- Color of berry skin: Blanc
- Species: Vitis vinifera
- Also called: Drutsch, Großer Traminer
- Origin: Germany
- Notable regions: Switzerland

= Räuschling =

Variety of grape

Räuschling is a white variety of grape used for wine. It is today almost only found in small amounts in German-speaking parts of Switzerland, where Räuschling can produce fruity, crisp white wines with good acidity. Räuschling has previously been much more common in Switzerland, Germany and Alsace. Before the widespread planting of Müller-Thurgau, Räuschling and Elbling were the most common grape varieties in Switzerland. German plantations were found in Franconia, Palatinate and Württemberg, as well as in Baden in medieval times. It is also thought to have been the grape variety of the early wines traded from Tramin, with Großer Traminer being one of its synonyms.

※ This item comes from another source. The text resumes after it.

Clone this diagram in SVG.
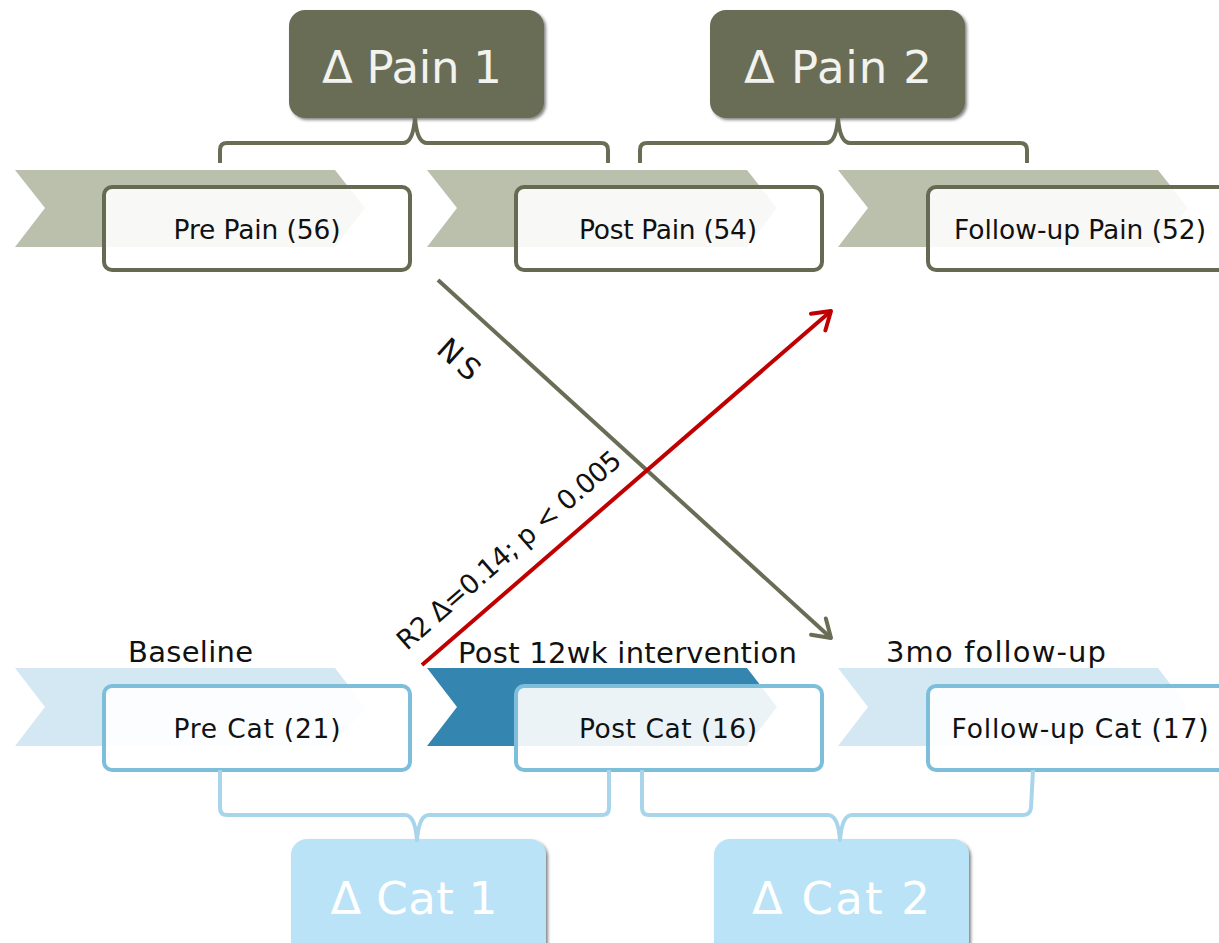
<svg xmlns="http://www.w3.org/2000/svg" width="1219" height="943" viewBox="0 0 1219 943">
  <defs>
    <style>
      text { font-family: "DejaVu Sans", "Liberation Sans", sans-serif; }
      .chev-pain { fill: #bbc0ad; }
      .chev-cat { fill: #d4e8f3; }
      .chev-cat-on { fill: #3485b0; }
      .box-pain { fill: #ffffff; fill-opacity: 0.9; stroke: #666a52; stroke-width: 4; }
      .box-cat { fill: #ffffff; fill-opacity: 0.9; stroke: #7dbedb; stroke-width: 4; }
      .lbl { font-size: 26.5px; fill: #111111; text-anchor: middle; }
      .phase { font-size: 29px; fill: #111111; }
      .head-pain { fill: #696d56; }
      .head-cat { fill: #bae3f7; }
      .head-txt { font-size: 45px; fill: #f2f2ee; text-anchor: middle; }
      .head-txt-cat { font-size: 45px; fill: #ffffff; text-anchor: middle; }
      .brace-pain { fill: none; stroke: #696d56; stroke-width: 4; stroke-linejoin: round; }
      .brace-cat { fill: none; stroke: #a9d5ea; stroke-width: 4; stroke-linejoin: round; }
      .link-ns { stroke: #696d56; stroke-width: 4; fill: none; }
      .link-sig { stroke: #c00000; stroke-width: 4; fill: none; }
      .stat { fill: #111111; text-anchor: middle; }
      .stat-ns { font-size: 30px; }
      .stat-sig { font-size: 27px; }
    </style>
    <filter id="lift" x="-10%" y="-10%" width="125%" height="130%">
      <feDropShadow dx="2" dy="2" stdDeviation="1.5" flood-color="#222222" flood-opacity="0.55"/>
    </filter>
    <marker id="tip-ns" markerUnits="userSpaceOnUse" markerWidth="40" markerHeight="40" viewBox="-20 -20 40 40" refX="0" refY="0" orient="auto">
      <path d="M-17,-11 L0,0 L-17,11" fill="none" stroke="#696d56" stroke-width="4" stroke-linecap="round" stroke-linejoin="round"/>
    </marker>
    <marker id="tip-sig" markerUnits="userSpaceOnUse" markerWidth="40" markerHeight="40" viewBox="-20 -20 40 40" refX="0" refY="0" orient="auto">
      <path d="M-17,-11 L0,0 L-17,11" fill="none" stroke="#c00000" stroke-width="4" stroke-linecap="round" stroke-linejoin="round"/>
    </marker>
  </defs>

  <rect width="1219" height="943" fill="#ffffff"/>

  <!-- pain summary headers -->
  <g id="pain-delta-1">
    <rect class="head-pain" x="289" y="10" width="255" height="108" rx="16" filter="url(#lift)"/>
    <text class="head-txt" x="412" y="83" textLength="180">Δ Pain 1</text>
  </g>
  <g id="pain-delta-2">
    <rect class="head-pain" x="710" y="10" width="255" height="108" rx="16" filter="url(#lift)"/>
    <text class="head-txt" x="838" y="83" textLength="188">Δ Pain 2</text>
  </g>

  <!-- pain measurements -->
  <g id="pre-pain">
    <polygon class="chev-pain" points="15,170 335,170 365,208 335,247 15,247 45,208"/>
    <rect class="box-pain" x="104" y="187" width="306" height="83" rx="8"/>
    <text class="lbl" x="257" y="239" textLength="167">Pre Pain (56)</text>
  </g>
  <g id="post-pain">
    <polygon class="chev-pain" points="427,170 747,170 777,208 747,247 427,247 457,208"/>
    <rect class="box-pain" x="516" y="187" width="306" height="83" rx="8"/>
    <text class="lbl" x="668" y="239" textLength="178">Post Pain (54)</text>
  </g>
  <g id="followup-pain">
    <polygon class="chev-pain" points="838,170 1158,170 1188,208 1158,247 838,247 868,208"/>
    <rect class="box-pain" x="928" y="187" width="306" height="83" rx="8"/>
    <text class="lbl" x="1080" y="239" textLength="252">Follow-up Pain (52)</text>
  </g>

  <!-- catastrophizing measurements -->
  <g id="pre-cat">
    <text class="phase" x="128" y="662" textLength="125">Baseline</text>
    <polygon class="chev-cat" points="15,668 335,668 365,707 335,746 15,746 45,707"/>
    <rect class="box-cat" x="104" y="686" width="306" height="84" rx="8"/>
    <text class="lbl" x="257" y="738" textLength="167">Pre Cat (21)</text>
  </g>
  <g id="post-cat">
    <text class="phase" x="458" y="663" textLength="339">Post 12wk intervention</text>
    <polygon class="chev-cat-on" points="427,668 747,668 777,707 747,746 427,746 457,707"/>
    <rect class="box-cat" x="516" y="686" width="306" height="84" rx="8"/>
    <text class="lbl" x="668" y="738" textLength="178">Post Cat (16)</text>
  </g>
  <g id="followup-cat">
    <text class="phase" x="886" y="662" textLength="220">3mo follow-up</text>
    <polygon class="chev-cat" points="838,668 1158,668 1188,707 1158,746 838,746 868,707"/>
    <rect class="box-cat" x="928" y="686" width="306" height="84" rx="8"/>
    <text class="lbl" x="1080" y="738" textLength="257">Follow-up Cat (17)</text>
  </g>

  <!-- catastrophizing summary boxes -->
  <g id="cat-delta-1">
    <rect class="head-cat" x="291" y="839" width="255" height="120" rx="16" filter="url(#lift)"/>
    <text class="head-txt-cat" x="414" y="914" textLength="167">Δ Cat 1</text>
  </g>
  <g id="cat-delta-2">
    <rect class="head-cat" x="714" y="839" width="255" height="120" rx="16" filter="url(#lift)"/>
    <text class="head-txt-cat" x="841" y="914" textLength="178">Δ Cat 2</text>
  </g>

  <!-- connectors: braces and paths -->
  <g id="connectors">
    <path class="brace-pain" d="M220,163 V150 Q220,143 227,143 H403 Q413,143 415,118 Q417,143 427,143 H601 Q608,143 608,150 V163"/>
    <path class="brace-pain" d="M640,163 V150 Q640,143 647,143 H826 Q836,143 838,118 Q840,143 850,143 H1020 Q1027,143 1027,150 V163"/>
    <path class="brace-cat" d="M220,770 V808 Q220,815 227,815 H405 Q415,815 417,840 Q419,815 429,815 H602 Q609,815 609,808 V770"/>
    <path class="brace-cat" d="M642,770 V808 Q642,815 649,815 H828 Q838,815 840,840 Q842,815 852,815 H1023 Q1030,815 1031,808 L1033,770"/>

    <line class="link-ns" x1="438" y1="280" x2="831" y2="638" marker-end="url(#tip-ns)"/>
    <line class="link-sig" x1="422" y1="665" x2="831" y2="311" marker-end="url(#tip-sig)"/>

    <text class="stat stat-ns" transform="translate(452,367) rotate(42)" textLength="46">NS</text>
    <text class="stat stat-sig" transform="translate(515,557) rotate(-41)" textLength="287">R2 Δ=0.14; p &lt; 0.005</text>
  </g>
</svg>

The name of the variety is supposed to derive from the robust leaf canopy of Räuschling vines which make noise - "rauschen" in German - in strong wind. However, the name Reuschling first appeared in the vineyard ordnance (Weingartordnung) issued in 1614 by Count Philipp Ernst zu Hohenlohe-Neuenstein. In the herbals written by Hieronymus Bock in the 16th century, it is referred to as Drutsch or Drutscht.

The name Großer Räuschling has been used to differentiate it from the variety Knipperlé, which was previously common in Alsace and which is also called Kleiner Räuschling. Räuschling and Knipperlé are thought to be closely related.

DNA profiling has revealed Räuschling to be a cross between Gouais blanc (Weißer Heunisch) and a vine of the Pinot family.

== Synonyms ==
Synonyms of Räuschling are Brauner Nürnberger, Brauner Würnberger, Buchelin, Deutsche Trauben, Divicina, Divizhna, Divizhna Vizhna, Dretsch, Drötsch, Drutsch, Dünnelbling, Erjava Tizhna, Frankentraube, Furmentin, Gros Fendant, Großfränkisch, Großer Räuschling, Großer Röuschling, Großer Traminer, Grünspat, Guay Jaune, Heinzler, Klaffer, Klöpfer, Luttenberger, Luttenbergerstock, Luttenbershna, Lyonnaise, Offenburger, Padebecker, Pfäffling, Pfaffentraube, Reuschling, Röschling, Rössling, Ruchelin, Ruschling, Rüschlig, Rüschling, Rüssling, Silberräuschling, Silberweiß, Szrebrobella, Thuner, Thunerrebe, Vigne de Zuri, Weißer Dünnelbling, Weißer Kläpfer, Weißer Lagrein, Weißer Räuschling, Weißwelsch, Weißwelscher, Welsche, Zürirebe, Zürichrebe, Züriweiss and Züriwiss.